A war story, perhaps......judging from the date.
It's been a while since you've been here, and I'm glad to see you...
awoke_in_2003
(34,582 posts)"he understands modern art- all of it"
NNadir
(33,583 posts)...Beckmann had been a prominent and very successful artist in Germany during the Weimar years, in the 1920's. He traveled in high cultural circles, had patrons for his art, and was considered the avatar of German Expressionism.
His paintings from that period are quite beautiful, but less disturbing than his very powerful paintings from the 1930's. In the 1930's more than 500 of his works were removed from German museums by the Nazis, because his art was considered "degenerate."

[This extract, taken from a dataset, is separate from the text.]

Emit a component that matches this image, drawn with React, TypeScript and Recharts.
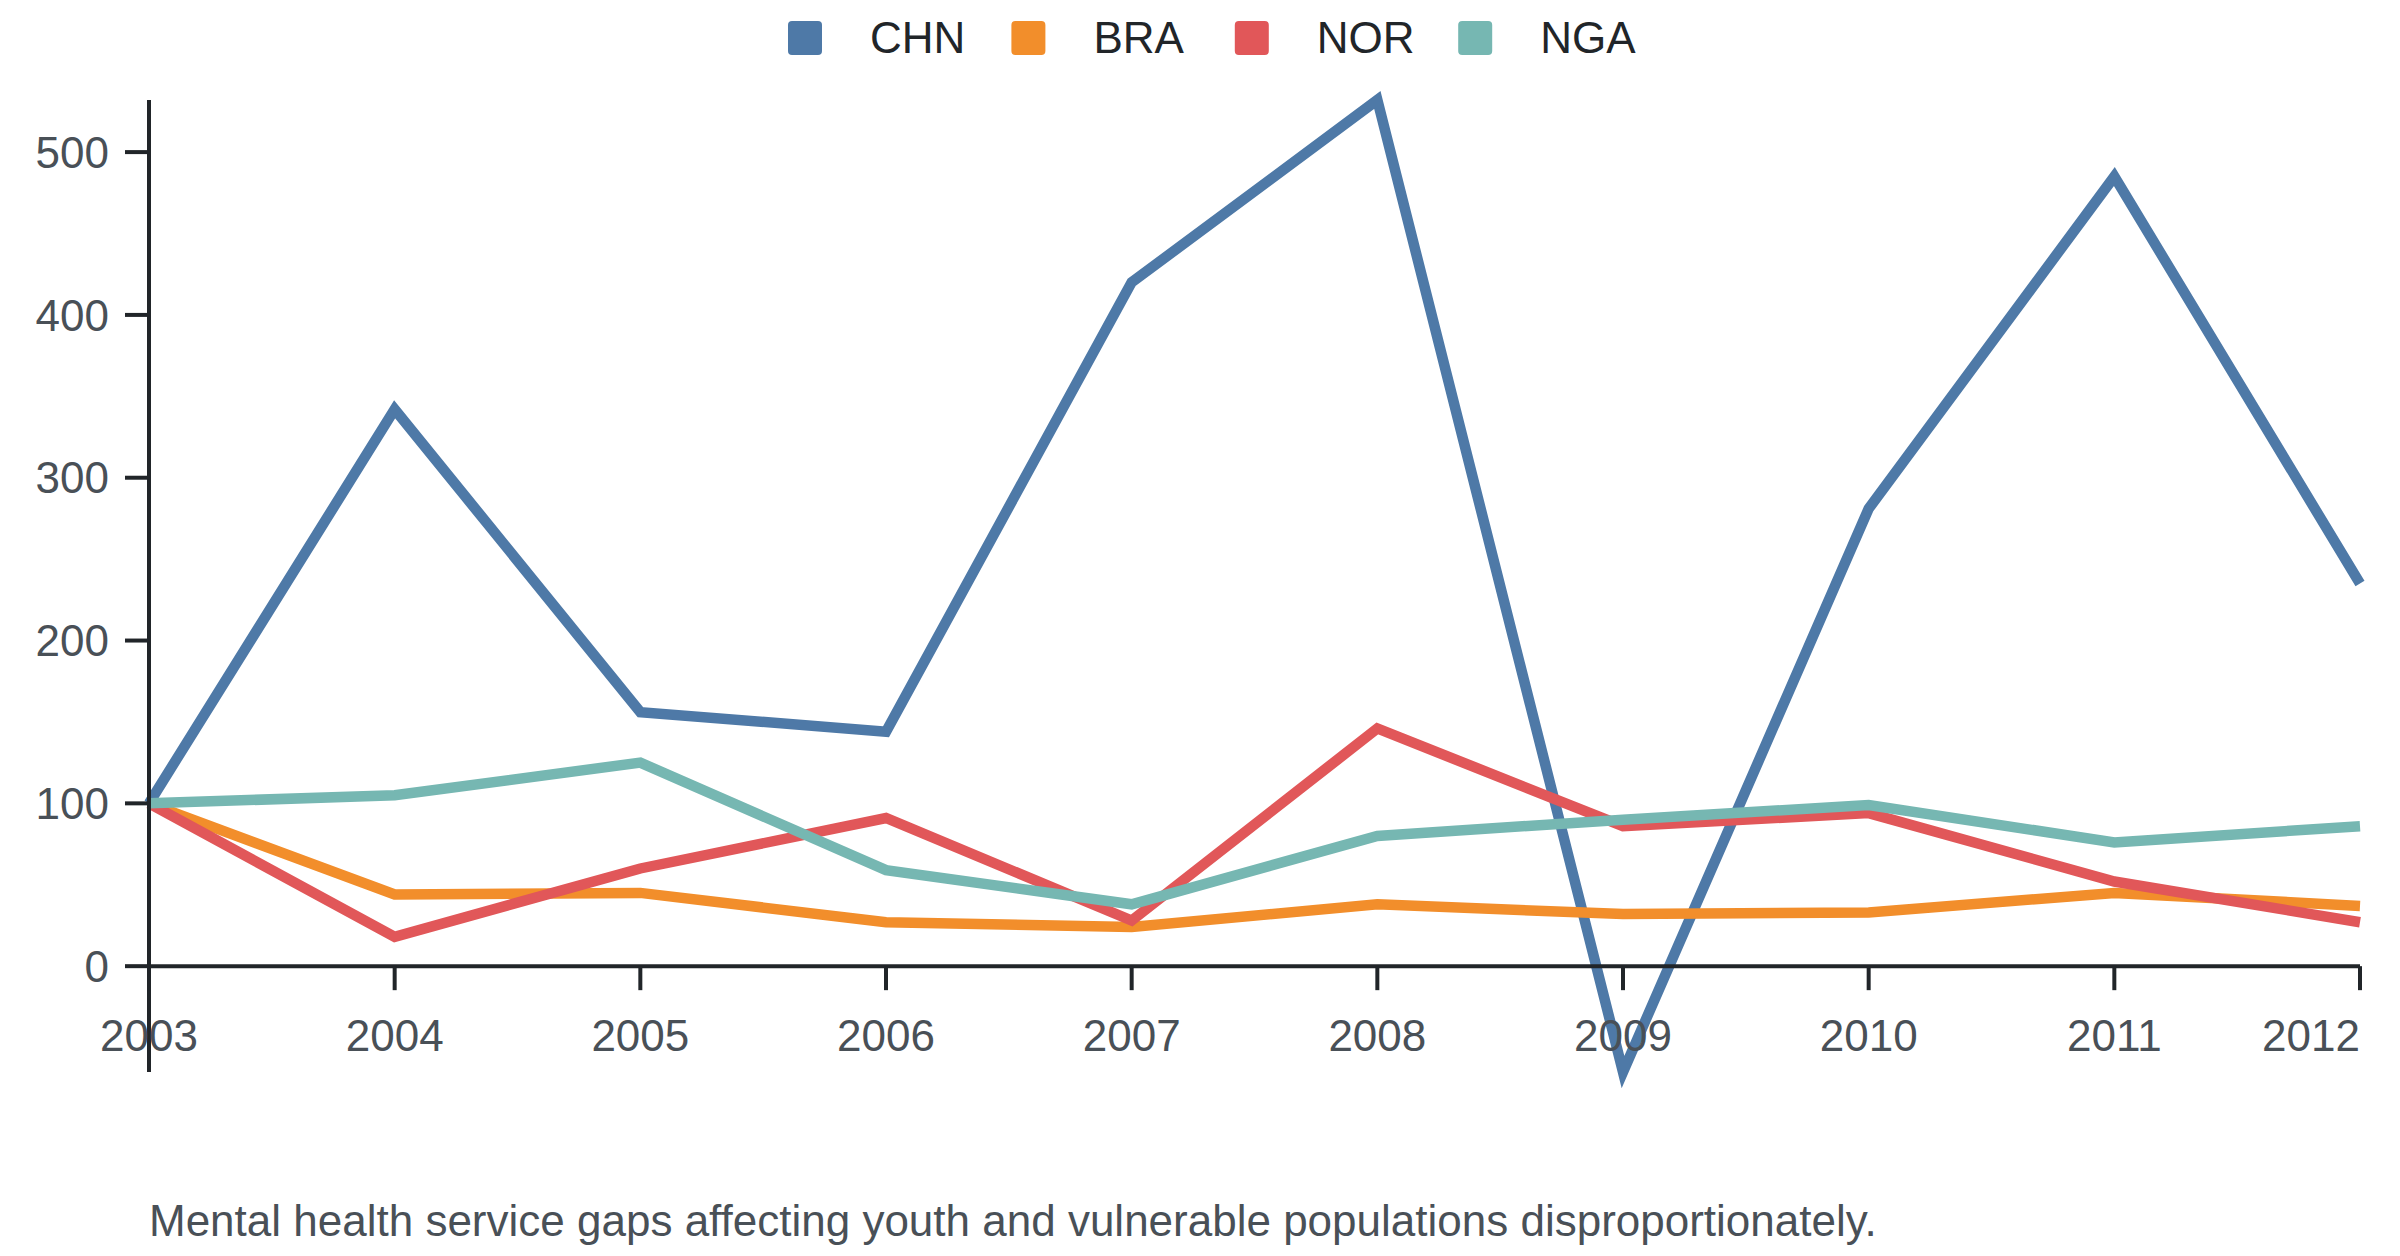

He was fired from his "day job" as an art professor at a Frankfurt University in 1937, and emigrated from Germany to Amsterdam in 1938, the year this painting was produced. There he lived in relative poverty and obscurity. In 1944, the Germans who were then occupying the Netherlands attempted to draft him into the Nazi army even though he was in his sixties, but somehow he managed to avoid it.
After the war, he emigrated to the United States, where he taught at Washington University in Saint Louis - many of his painting are in Saint Louis museums - and also worked in New York.
He had a heart attack on Fifth Avenue in New York, a few blocks away from the Metropolitan Museum of Art and died.
I personally regard him as one of the most important artists of the 20th century, and am always struck by the power of his works. In the foyer of the escalator in the Museum of Modern Art, when one goes up to the 5th floor, his 1932 triptych "Departure" is displayed, painted during the last days of the Weimar Republic as the Nazis were rising. I cannot ascend those stairs and look at this amazing, if disturbing, triptych without being struck with powerful emotions.
CaliforniaPeggy
(149,791 posts)I love hearing the stories behind the art.